Task statement: Quote verbatim every line from the line containing "Generate a component" to the line containing "const fmt = (v: number)", inclusive of both, and no other line.

Excerpted records:

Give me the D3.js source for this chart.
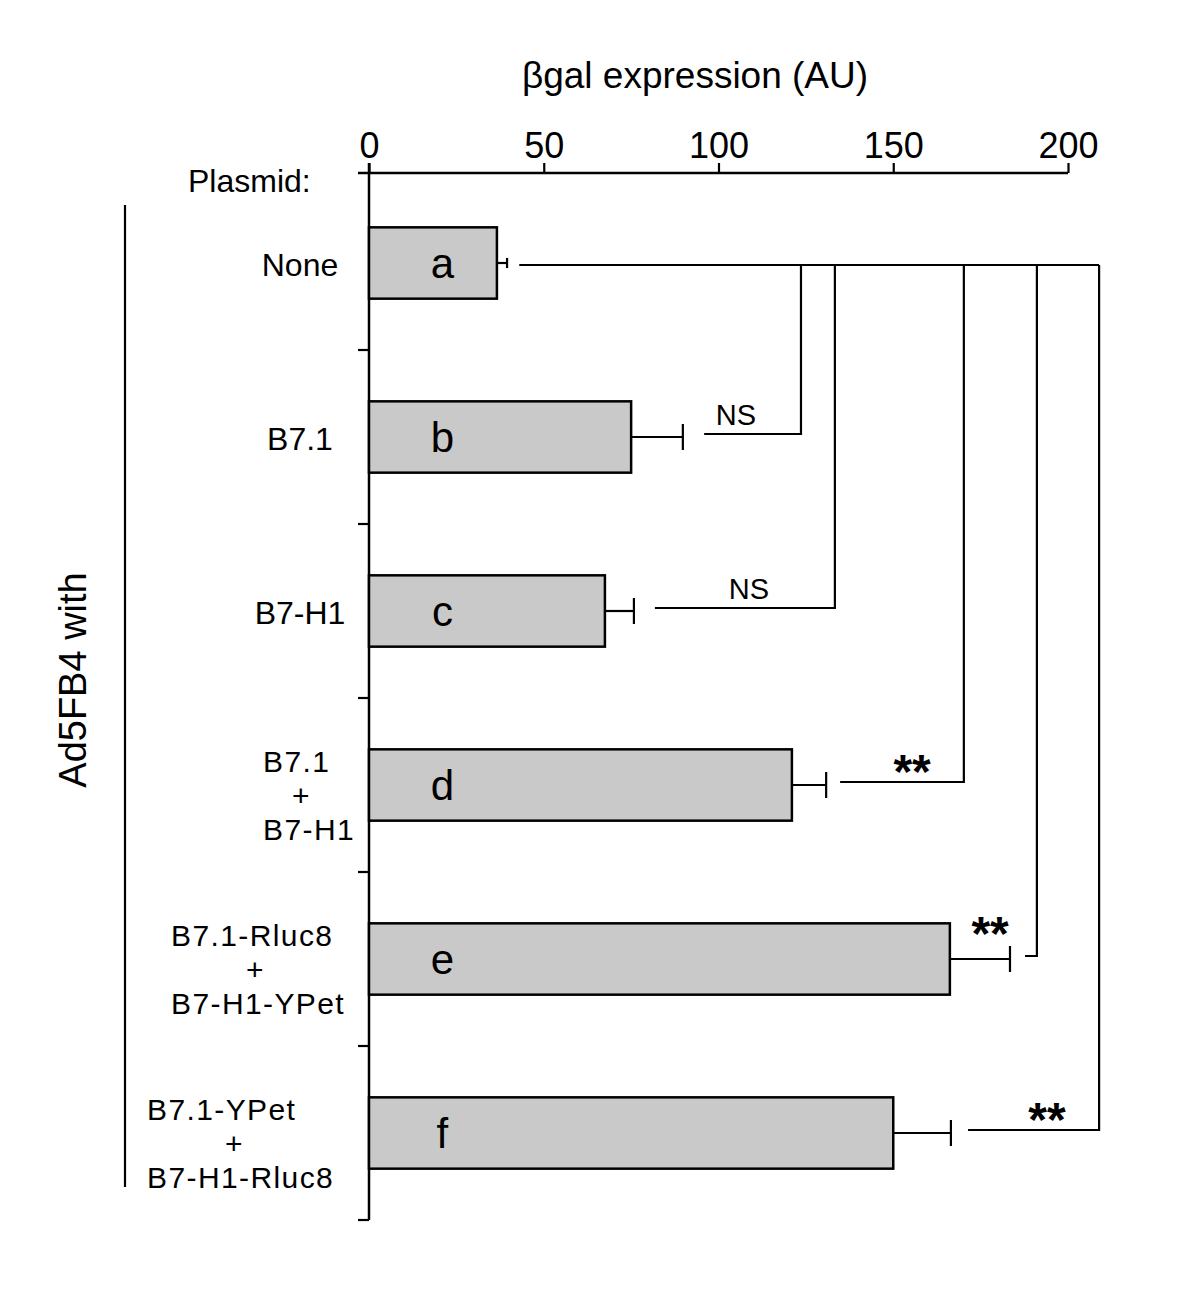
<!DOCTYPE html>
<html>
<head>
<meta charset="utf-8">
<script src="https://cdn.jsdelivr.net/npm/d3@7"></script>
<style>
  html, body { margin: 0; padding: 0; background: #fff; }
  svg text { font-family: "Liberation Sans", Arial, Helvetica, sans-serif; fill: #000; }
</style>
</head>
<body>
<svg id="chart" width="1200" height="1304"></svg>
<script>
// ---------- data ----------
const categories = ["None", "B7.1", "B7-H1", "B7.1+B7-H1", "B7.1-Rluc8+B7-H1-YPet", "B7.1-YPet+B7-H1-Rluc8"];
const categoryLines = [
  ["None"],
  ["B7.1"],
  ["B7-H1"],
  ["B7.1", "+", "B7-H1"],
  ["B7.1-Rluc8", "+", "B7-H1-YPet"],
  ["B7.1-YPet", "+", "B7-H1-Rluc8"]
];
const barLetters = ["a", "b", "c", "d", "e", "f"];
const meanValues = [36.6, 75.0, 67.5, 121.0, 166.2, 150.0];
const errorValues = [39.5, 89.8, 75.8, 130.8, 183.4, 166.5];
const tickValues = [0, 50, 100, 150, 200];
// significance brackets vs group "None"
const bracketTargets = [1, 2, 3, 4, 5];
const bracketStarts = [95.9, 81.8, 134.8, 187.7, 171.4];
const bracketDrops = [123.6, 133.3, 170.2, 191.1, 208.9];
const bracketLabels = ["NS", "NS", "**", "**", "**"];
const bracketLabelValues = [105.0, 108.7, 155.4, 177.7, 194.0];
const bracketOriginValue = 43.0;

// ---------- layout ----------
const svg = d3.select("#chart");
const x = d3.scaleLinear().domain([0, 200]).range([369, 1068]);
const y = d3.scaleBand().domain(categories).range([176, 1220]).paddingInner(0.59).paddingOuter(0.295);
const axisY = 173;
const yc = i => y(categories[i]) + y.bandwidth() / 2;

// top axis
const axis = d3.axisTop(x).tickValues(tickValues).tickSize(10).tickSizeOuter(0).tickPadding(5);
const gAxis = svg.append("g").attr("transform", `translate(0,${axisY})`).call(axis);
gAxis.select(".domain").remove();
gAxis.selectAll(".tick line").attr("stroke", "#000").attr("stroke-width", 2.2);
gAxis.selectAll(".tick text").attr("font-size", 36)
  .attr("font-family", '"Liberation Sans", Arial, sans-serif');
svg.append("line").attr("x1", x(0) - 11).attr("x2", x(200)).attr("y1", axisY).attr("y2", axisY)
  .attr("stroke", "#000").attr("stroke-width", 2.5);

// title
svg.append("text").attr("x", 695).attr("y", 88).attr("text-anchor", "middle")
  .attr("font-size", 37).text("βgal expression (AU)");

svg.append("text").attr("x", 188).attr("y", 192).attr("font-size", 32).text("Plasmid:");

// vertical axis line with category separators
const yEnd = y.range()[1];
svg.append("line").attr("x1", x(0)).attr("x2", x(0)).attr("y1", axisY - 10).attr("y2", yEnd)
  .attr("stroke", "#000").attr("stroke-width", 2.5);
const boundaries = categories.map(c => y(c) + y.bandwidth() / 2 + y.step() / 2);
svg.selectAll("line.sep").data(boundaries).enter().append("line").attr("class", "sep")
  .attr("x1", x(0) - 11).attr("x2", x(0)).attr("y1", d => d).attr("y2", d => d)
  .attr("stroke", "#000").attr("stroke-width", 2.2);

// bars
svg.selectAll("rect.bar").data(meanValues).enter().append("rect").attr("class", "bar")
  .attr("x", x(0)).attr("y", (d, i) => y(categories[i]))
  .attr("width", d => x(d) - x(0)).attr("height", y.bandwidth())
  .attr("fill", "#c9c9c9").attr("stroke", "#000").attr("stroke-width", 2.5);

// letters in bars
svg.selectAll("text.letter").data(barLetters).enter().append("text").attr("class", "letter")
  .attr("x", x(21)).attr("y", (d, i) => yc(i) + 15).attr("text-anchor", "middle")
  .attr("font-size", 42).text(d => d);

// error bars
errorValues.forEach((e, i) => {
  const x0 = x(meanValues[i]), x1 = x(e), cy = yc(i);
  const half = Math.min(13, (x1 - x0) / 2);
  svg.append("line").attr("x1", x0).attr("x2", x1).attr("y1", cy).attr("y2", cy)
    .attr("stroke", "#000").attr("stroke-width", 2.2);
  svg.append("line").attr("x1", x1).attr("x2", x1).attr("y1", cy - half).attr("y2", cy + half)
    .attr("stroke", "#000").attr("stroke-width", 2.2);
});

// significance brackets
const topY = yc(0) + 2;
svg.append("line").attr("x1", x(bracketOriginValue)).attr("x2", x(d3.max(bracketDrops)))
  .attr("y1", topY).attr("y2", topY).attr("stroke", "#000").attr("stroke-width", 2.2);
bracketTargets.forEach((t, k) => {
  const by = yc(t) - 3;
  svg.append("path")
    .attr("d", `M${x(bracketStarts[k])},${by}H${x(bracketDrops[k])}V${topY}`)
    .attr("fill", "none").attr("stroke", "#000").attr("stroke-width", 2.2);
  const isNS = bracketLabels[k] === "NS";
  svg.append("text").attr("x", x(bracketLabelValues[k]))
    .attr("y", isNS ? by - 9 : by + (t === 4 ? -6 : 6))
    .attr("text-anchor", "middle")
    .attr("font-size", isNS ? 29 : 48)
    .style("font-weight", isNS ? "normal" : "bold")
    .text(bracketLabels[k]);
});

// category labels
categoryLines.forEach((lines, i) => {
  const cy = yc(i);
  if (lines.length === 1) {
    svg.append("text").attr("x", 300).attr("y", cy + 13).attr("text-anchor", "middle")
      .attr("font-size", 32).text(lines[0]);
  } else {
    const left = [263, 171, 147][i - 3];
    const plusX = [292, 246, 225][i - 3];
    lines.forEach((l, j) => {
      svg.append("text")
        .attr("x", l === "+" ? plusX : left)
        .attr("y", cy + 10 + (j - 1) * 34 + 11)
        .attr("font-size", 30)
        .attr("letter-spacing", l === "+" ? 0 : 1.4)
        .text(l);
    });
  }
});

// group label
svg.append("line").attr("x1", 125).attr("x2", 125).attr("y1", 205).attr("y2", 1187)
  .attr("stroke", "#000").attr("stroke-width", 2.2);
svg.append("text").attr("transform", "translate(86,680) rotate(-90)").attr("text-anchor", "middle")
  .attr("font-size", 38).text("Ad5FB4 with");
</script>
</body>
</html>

---

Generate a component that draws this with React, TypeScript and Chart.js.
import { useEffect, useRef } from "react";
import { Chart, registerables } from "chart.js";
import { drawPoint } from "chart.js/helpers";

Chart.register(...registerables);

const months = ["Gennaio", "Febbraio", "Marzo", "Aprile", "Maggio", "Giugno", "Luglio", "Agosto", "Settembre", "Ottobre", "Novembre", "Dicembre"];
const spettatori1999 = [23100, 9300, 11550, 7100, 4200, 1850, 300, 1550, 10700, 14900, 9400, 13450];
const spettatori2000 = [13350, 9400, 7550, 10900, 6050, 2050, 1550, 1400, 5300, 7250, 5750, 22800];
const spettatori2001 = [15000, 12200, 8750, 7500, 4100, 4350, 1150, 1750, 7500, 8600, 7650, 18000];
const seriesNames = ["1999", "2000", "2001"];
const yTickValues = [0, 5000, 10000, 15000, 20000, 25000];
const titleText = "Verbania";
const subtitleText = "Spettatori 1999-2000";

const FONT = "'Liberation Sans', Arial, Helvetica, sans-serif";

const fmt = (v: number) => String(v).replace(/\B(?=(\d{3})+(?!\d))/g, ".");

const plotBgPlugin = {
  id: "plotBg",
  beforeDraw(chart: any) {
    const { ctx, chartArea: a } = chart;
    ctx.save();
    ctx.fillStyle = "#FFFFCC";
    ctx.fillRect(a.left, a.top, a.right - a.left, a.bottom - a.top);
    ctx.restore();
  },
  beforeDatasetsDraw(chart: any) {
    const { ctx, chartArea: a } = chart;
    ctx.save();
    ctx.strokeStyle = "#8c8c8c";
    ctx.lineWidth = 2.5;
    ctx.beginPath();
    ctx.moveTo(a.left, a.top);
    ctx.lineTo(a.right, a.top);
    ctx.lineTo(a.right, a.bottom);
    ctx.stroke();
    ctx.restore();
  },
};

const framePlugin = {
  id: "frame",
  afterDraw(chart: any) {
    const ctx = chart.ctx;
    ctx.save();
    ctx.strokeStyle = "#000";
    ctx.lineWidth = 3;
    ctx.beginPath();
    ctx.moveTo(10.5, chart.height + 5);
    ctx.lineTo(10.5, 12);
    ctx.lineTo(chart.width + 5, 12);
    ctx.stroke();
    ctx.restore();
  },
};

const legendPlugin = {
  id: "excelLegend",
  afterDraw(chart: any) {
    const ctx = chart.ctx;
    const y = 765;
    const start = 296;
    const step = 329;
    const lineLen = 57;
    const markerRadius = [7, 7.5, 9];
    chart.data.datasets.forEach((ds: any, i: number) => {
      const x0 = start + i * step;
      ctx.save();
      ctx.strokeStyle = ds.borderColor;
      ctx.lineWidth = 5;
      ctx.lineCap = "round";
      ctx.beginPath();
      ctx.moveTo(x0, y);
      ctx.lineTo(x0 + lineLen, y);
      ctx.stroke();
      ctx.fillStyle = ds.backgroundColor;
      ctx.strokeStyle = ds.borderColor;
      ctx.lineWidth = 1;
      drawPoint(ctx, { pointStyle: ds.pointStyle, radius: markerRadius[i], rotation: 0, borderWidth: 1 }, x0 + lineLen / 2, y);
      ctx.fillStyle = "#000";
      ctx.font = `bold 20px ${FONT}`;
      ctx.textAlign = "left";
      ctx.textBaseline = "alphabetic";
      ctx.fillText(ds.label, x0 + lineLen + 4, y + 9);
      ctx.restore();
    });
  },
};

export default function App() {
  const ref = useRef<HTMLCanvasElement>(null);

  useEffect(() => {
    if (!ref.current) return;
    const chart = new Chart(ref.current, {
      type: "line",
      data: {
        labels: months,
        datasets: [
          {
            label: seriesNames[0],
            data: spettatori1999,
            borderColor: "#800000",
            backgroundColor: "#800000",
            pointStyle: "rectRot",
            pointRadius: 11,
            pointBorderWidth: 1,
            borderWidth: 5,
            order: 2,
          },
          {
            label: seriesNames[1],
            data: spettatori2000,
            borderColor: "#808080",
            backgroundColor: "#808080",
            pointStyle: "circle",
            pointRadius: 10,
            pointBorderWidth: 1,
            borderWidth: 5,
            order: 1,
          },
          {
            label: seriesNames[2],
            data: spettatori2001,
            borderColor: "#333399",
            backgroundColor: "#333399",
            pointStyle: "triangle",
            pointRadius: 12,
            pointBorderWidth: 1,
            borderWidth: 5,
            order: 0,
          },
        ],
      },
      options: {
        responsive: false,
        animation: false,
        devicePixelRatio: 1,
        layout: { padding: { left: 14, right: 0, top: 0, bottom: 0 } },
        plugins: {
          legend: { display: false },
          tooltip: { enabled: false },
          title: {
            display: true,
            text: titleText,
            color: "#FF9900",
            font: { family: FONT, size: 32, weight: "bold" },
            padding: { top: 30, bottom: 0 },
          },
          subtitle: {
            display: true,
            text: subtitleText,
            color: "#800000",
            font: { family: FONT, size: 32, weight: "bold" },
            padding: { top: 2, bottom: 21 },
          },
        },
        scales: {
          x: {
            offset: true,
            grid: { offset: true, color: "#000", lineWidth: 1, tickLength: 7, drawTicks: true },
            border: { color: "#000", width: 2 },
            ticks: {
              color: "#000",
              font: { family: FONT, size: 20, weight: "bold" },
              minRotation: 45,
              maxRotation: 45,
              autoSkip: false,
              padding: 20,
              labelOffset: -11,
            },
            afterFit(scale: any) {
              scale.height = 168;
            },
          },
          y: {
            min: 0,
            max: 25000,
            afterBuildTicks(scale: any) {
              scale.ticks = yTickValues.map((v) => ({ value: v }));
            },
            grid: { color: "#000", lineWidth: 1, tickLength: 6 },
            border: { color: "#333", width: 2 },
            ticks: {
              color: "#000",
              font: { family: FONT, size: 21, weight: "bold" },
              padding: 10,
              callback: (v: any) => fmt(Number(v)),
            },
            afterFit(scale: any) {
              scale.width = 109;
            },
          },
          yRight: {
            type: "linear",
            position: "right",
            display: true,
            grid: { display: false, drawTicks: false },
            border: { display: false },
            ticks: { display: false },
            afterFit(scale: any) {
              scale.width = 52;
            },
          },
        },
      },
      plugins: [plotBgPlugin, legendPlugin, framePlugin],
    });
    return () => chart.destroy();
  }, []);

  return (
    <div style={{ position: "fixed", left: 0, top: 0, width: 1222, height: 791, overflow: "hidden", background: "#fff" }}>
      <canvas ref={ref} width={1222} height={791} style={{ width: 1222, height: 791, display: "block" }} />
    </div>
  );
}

Correct answer:
Generate a component that draws this with React, TypeScript and Chart.js.
import { useEffect, useRef } from "react";
import { Chart, registerables } from "chart.js";
import { drawPoint } from "chart.js/helpers";

Chart.register(...registerables);

const months = ["Gennaio", "Febbraio", "Marzo", "Aprile", "Maggio", "Giugno", "Luglio", "Agosto", "Settembre", "Ottobre", "Novembre", "Dicembre"];
const spettatori1999 = [23100, 9300, 11550, 7100, 4200, 1850, 300, 1550, 10700, 14900, 9400, 13450];
const spettatori2000 = [13350, 9400, 7550, 10900, 6050, 2050, 1550, 1400, 5300, 7250, 5750, 22800];
const spettatori2001 = [15000, 12200, 8750, 7500, 4100, 4350, 1150, 1750, 7500, 8600, 7650, 18000];
const seriesNames = ["1999", "2000", "2001"];
const yTickValues = [0, 5000, 10000, 15000, 20000, 25000];
const titleText = "Verbania";
const subtitleText = "Spettatori 1999-2000";

const FONT = "'Liberation Sans', Arial, Helvetica, sans-serif";

const fmt = (v: number) => String(v).replace(/\B(?=(\d{3})+(?!\d))/g, ".");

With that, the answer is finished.